With grants, it really is all about the money. The most salient point that I got from other community foundations was that NRF grants are too small in their current amount. $500 to $1000 would be considered below the radar of the most effective groups currently serving people of color in Madison. I will be recommending that we increase our grants in amount and duration to allow sustained support, while decreasing the number of grants distributed. At the $1000 and below level, it is hard to justify staff time to obtain and report on the grant, as this expense alone will eat up most of the effective ability of the donation. Increasing the grant size to at least $2000, perhaps $1000 for two years, puts the grant in a new category of importance for sustaining the mission of other local organizations. This corresponds to less NRF staff spent for grant transactions and monitoring. This would likely increase the number of grant applications, and would put more emphasis on the grant committee to find high quality, well written grant proposals.

And the we come to the elephant in the room.
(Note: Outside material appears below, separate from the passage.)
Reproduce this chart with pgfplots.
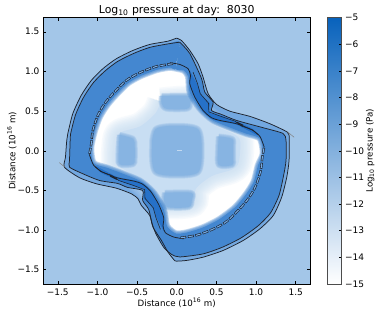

How do you get a under served or English as a second langue citizen of Wisconsin to apply for a grant? Will these grant applications seem acceptable in the green professional silo? I am in the process of reviewing applications for some of our grants at work this week. Punctuation and grammar are still the ruler of the fillable sheet. I am considering recommending an option to self-identify as a non-native English speaker. Should NRF make a special program to specifically target under served communities?

Finding ways to interface with these communities takes time and innovation. I’m happy to go back to listen further, in person this time,  with the women who suggested the translation button. It took personal connections in the community to arrange the first meeting, and the follow up will be enlightening.

I do not claim to have all the answers, and so I am gratified when my project sparks further discussion. It is my hope that the resonance of my project builds lasting relationships between people in local Madison organizations, and a lasting improvement in how NRF grantmaking moves out of its green silo.